## Task:
Extract the lines from the start through the line that holds "const topPurple = [[0,0],[10,0]];", both included, omitting all images.

--- Begin ---

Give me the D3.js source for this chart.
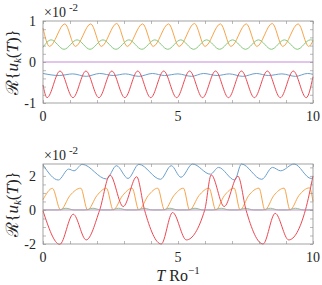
<!DOCTYPE html>
<html>
<head>
<meta charset="utf-8">
<script src="https://cdn.jsdelivr.net/npm/d3@7"></script>
<style>
  body { margin: 0; background: #fff; }
  text { font-family: "Liberation Serif", "DejaVu Serif", serif; fill: #262626; }
</style>
</head>
<body>
<div id="chart-container"></div>
<script>
// Chart size
const width = 322;
const height = 285;
const marginLeft = 43;
const marginRight = 9;

// x axis (time) values
const xDomain = [0, 10];
const xTicks = [0, 1, 2, 3, 4, 5, 6, 7, 8, 9, 10];
const xTickLabels = [0, 5, 10];

// top panel series, [T, value x1e-2]
const topBlue = [[0,-0.28],[0.6,-0.33],[1.1,-0.29],[1.6,-0.35],[2.1,-0.28],[2.6,-0.33],[3.05,-0.29],[3.55,-0.35],[4.05,-0.28],[4.5,-0.33],[5.0,-0.29],[5.5,-0.35],[5.95,-0.28],[6.45,-0.33],[6.9,-0.29],[7.4,-0.35],[7.9,-0.28],[8.35,-0.33],[8.85,-0.29],[9.35,-0.35],[9.8,-0.28],[10,-0.3]];
const topOrange = [[0,0.83],[0.24,0.38],[0.81,0.93],[1.2,0.38],[1.77,0.93],[2.16,0.38],[2.73,0.94],[3.12,0.38],[3.69,0.93],[4.08,0.38],[4.65,0.93],[5.04,0.38],[5.61,0.94],[6.0,0.38],[6.57,0.93],[6.96,0.38],[7.53,0.93],[7.92,0.38],[8.49,0.94],[8.88,0.38],[9.45,0.93],[9.84,0.38],[10,0.52]];
const topGreen = [[0,0.36],[0.3,0.54],[0.78,0.31],[1.26,0.54],[1.74,0.31],[2.22,0.54],[2.7,0.31],[3.18,0.54],[3.66,0.31],[4.14,0.54],[4.62,0.31],[5.1,0.54],[5.58,0.31],[6.06,0.54],[6.54,0.31],[7.02,0.54],[7.5,0.31],[7.98,0.54],[8.46,0.31],[8.94,0.54],[9.42,0.31],[9.9,0.54],[10,0.53]];
const topRed = [[0,-0.56],[0.15,-0.87],[0.63,-0.22],[1.11,-0.87],[1.59,-0.22],[2.07,-0.87],[2.55,-0.22],[3.03,-0.87],[3.51,-0.22],[3.99,-0.87],[4.47,-0.22],[4.95,-0.87],[5.43,-0.22],[5.91,-0.87],[6.39,-0.22],[6.87,-0.87],[7.35,-0.22],[7.83,-0.87],[8.31,-0.22],[8.79,-0.87],[9.27,-0.22],[9.75,-0.87],[10,-0.36]];
const topPurple = [[0,0],[10,0]];

// bottom panel series, [T, value x1e-2]
const botBlue = [[0,2.65],[0.57,1.76],[0.95,2.4],[1.15,2.3],[1.45,2.68],[2.35,1.82],[2.72,2.6],[3.15,1.85],[3.55,2.68],[4.35,1.8],[4.75,2.6],[5.11,1.92],[5.54,2.7],[6.2,2.1],[6.5,2.5],[7.1,1.76],[7.35,2.7],[8.1,1.8],[8.5,2.5],[8.8,2.3],[9.3,2.7],[9.93,1.85],[10,1.9]];
const botOrange = [[0,0.6],[0.35,1.27],[0.65,0],[1.0,0.85],[1.4,1.28],[1.65,0],[2.0,0.85],[2.35,1.28],[2.6,0],[2.95,0.85],[3.3,1.28],[3.55,0],[3.9,0.85],[4.25,1.28],[4.5,0],[4.85,0.85],[5.2,1.28],[5.43,0],[5.78,0.85],[6.15,1.28],[6.4,0],[6.72,0.85],[7.08,1.28],[7.3,0],[7.62,0.85],[8.0,1.28],[8.22,0],[8.55,0.85],[8.93,1.28],[9.15,0],[9.48,0.85],[9.87,1.3],[10,0.5]];
const botGreen = [[0,0],[0.55,0],[0.85,0.1],[1.15,0],[1.55,0],[1.85,0.1],[2.15,0],[2.5,0],[2.8,0.1],[3.1,0],[3.45,0],[3.75,0.1],[4.05,0],[4.4,0],[4.7,0.1],[5.0,0],[5.33,0],[5.63,0.1],[5.93,0],[6.3,0],[6.6,0.1],[6.9,0],[7.2,0],[7.5,0.1],[7.8,0],[8.12,0],[8.42,0.1],[8.72,0],[9.05,0],[9.35,0.1],[9.65,0],[10,0]];
const botRed = [[0,-0.05],[0.62,-2.02],[1.12,-0.25],[1.6,-1.76],[2.1,0],[2.48,2.05],[2.97,0.2],[3.47,1.95],[3.76,0],[4.38,-2.0],[4.8,-0.15],[5.31,-1.76],[5.99,0],[6.23,2.06],[6.71,0.2],[7.22,1.98],[7.52,0],[8.15,-2.0],[8.6,-0.2],[9.1,-1.76],[9.72,0],[10,2.0]];
const botPurple = [[0,0],[10,0]];

const colors = { blue: "#6b9fcd", orange: "#f8a449", green: "#86c97c", red: "#ec4852", purple: "#c78bd6" };

const panels = [
  { top: 21, bottom: 103, yDomain: [-1, 1], yTicks: d3.range(-1, 1.0001, 0.2), yLabels: [-1, 0, 1],
    series: [[topBlue, colors.blue], [topOrange, colors.orange], [topGreen, colors.green], [topRed, colors.red], [topPurple, colors.purple]],
    tickLabelY: 121 },
  { top: 164, bottom: 244, yDomain: [-2, 2.7], yTicks: d3.range(-2, 2.7, 0.5), yLabels: [-2, 0, 2],
    series: [[botBlue, colors.blue], [botOrange, colors.orange], [botGreen, colors.green], [botRed, colors.red], [botPurple, colors.purple]],
    tickLabelY: 262 }
];

const svg = d3.create("svg")
    .attr("width", width)
    .attr("height", height);

const x = d3.scaleLinear()
    .domain(xDomain)
    .range([marginLeft, width - marginRight]);

const axisColor = "#8c8c8c";

panels.forEach(p => {
  const y = d3.scaleLinear().domain(p.yDomain).range([p.bottom, p.top]);

  const line = d3.line()
      .x(d => x(d[0]))
      .y(d => y(d[1]))
      .curve(d3.curveMonotoneX);

  const g = svg.append("g");

  // curves
  p.series.forEach(([data, color]) => {
    g.append("path")
        .datum(data)
        .attr("fill", "none")
        .attr("stroke", color)
        .attr("stroke-width", 1)
        .attr("d", line);
  });

  // inner ticks, all four sides
  const tl = 3;
  g.append("g")
      .attr("transform", `translate(0,${p.bottom})`)
      .call(d3.axisBottom(x).tickValues(xTicks).tickSize(-tl).tickFormat(""))
      .call(a => a.select(".domain").remove());
  g.append("g")
      .attr("transform", `translate(0,${p.top})`)
      .call(d3.axisTop(x).tickValues(xTicks).tickSize(-tl).tickFormat(""))
      .call(a => a.select(".domain").remove());
  g.append("g")
      .attr("transform", `translate(${marginLeft},0)`)
      .call(d3.axisLeft(y).tickValues(p.yTicks).tickSize(-tl).tickFormat(""))
      .call(a => a.select(".domain").remove());
  g.append("g")
      .attr("transform", `translate(${width - marginRight},0)`)
      .call(d3.axisRight(y).tickValues(p.yTicks).tickSize(-tl).tickFormat(""))
      .call(a => a.select(".domain").remove());
  g.selectAll(".tick line").attr("stroke", axisColor).attr("stroke-width", 0.6);

  // box
  g.append("rect")
      .attr("x", marginLeft)
      .attr("y", p.top)
      .attr("width", width - marginRight - marginLeft)
      .attr("height", p.bottom - p.top)
      .attr("fill", "none")
      .attr("stroke", axisColor)
      .attr("stroke-width", 0.8);

  // tick labels
  g.selectAll(".xl")
    .data(xTickLabels)
    .join("text")
      .attr("x", d => x(d))
      .attr("y", p.tickLabelY)
      .attr("text-anchor", "middle")
      .attr("font-size", 14)
      .text(d => d);
  g.selectAll(".yl")
    .data(p.yLabels)
    .join("text")
      .attr("x", marginLeft - 7)
      .attr("y", d => y(d) + 5)
      .attr("text-anchor", "end")
      .attr("font-size", 14)
      .text(d => d);

  // exponent
  const ex = g.append("text")
      .attr("x", marginLeft + 1)
      .attr("y", p.top - 4)
      .attr("font-size", 14);
  ex.append("tspan").text("\u00d710");
  ex.append("tspan").attr("font-size", 11).attr("dx", 3).attr("dy", -6).text("-2");

  // y label
  const yl = g.append("text")
      .attr("transform", `translate(18,${(p.top + p.bottom) / 2}) rotate(-90)`)
      .attr("text-anchor", "middle")
      .attr("font-size", 17);
  yl.append("tspan").text("\u211b{");
  yl.append("tspan").attr("font-style", "italic").text("u");
  yl.append("tspan").attr("font-style", "italic").attr("font-size", 11).attr("dy", 3).text("k");
  yl.append("tspan").attr("dy", -3).text("(");
  yl.append("tspan").attr("font-style", "italic").text("T");
  yl.append("tspan").text(")}");
});

// x label
const xl = svg.append("text")
    .attr("x", (marginLeft + width - marginRight) / 2)
    .attr("y", 281)
    .attr("text-anchor", "middle")
    .attr("font-size", 16);
xl.append("tspan").attr("font-style", "italic").text("T");
xl.append("tspan").text(" Ro");
xl.append("tspan").attr("font-size", 11).attr("dy", -7).text("\u22121");

d3.select("#chart-container").append(() => svg.node());
</script>
</body>
</html>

--- End ---

## Final result:
Give me the D3.js source for this chart.
<!DOCTYPE html>
<html>
<head>
<meta charset="utf-8">
<script src="https://cdn.jsdelivr.net/npm/d3@7"></script>
<style>
  body { margin: 0; background: #fff; }
  text { font-family: "Liberation Serif", "DejaVu Serif", serif; fill: #262626; }
</style>
</head>
<body>
<div id="chart-container"></div>
<script>
// Chart size
const width = 322;
const height = 285;
const marginLeft = 43;
const marginRight = 9;

// x axis (time) values
const xDomain = [0, 10];
const xTicks = [0, 1, 2, 3, 4, 5, 6, 7, 8, 9, 10];
const xTickLabels = [0, 5, 10];

// top panel series, [T, value x1e-2]
const topBlue = [[0,-0.28],[0.6,-0.33],[1.1,-0.29],[1.6,-0.35],[2.1,-0.28],[2.6,-0.33],[3.05,-0.29],[3.55,-0.35],[4.05,-0.28],[4.5,-0.33],[5.0,-0.29],[5.5,-0.35],[5.95,-0.28],[6.45,-0.33],[6.9,-0.29],[7.4,-0.35],[7.9,-0.28],[8.35,-0.33],[8.85,-0.29],[9.35,-0.35],[9.8,-0.28],[10,-0.3]];
const topOrange = [[0,0.83],[0.24,0.38],[0.81,0.93],[1.2,0.38],[1.77,0.93],[2.16,0.38],[2.73,0.94],[3.12,0.38],[3.69,0.93],[4.08,0.38],[4.65,0.93],[5.04,0.38],[5.61,0.94],[6.0,0.38],[6.57,0.93],[6.96,0.38],[7.53,0.93],[7.92,0.38],[8.49,0.94],[8.88,0.38],[9.45,0.93],[9.84,0.38],[10,0.52]];
const topGreen = [[0,0.36],[0.3,0.54],[0.78,0.31],[1.26,0.54],[1.74,0.31],[2.22,0.54],[2.7,0.31],[3.18,0.54],[3.66,0.31],[4.14,0.54],[4.62,0.31],[5.1,0.54],[5.58,0.31],[6.06,0.54],[6.54,0.31],[7.02,0.54],[7.5,0.31],[7.98,0.54],[8.46,0.31],[8.94,0.54],[9.42,0.31],[9.9,0.54],[10,0.53]];
const topRed = [[0,-0.56],[0.15,-0.87],[0.63,-0.22],[1.11,-0.87],[1.59,-0.22],[2.07,-0.87],[2.55,-0.22],[3.03,-0.87],[3.51,-0.22],[3.99,-0.87],[4.47,-0.22],[4.95,-0.87],[5.43,-0.22],[5.91,-0.87],[6.39,-0.22],[6.87,-0.87],[7.35,-0.22],[7.83,-0.87],[8.31,-0.22],[8.79,-0.87],[9.27,-0.22],[9.75,-0.87],[10,-0.36]];
const topPurple = [[0,0],[10,0]];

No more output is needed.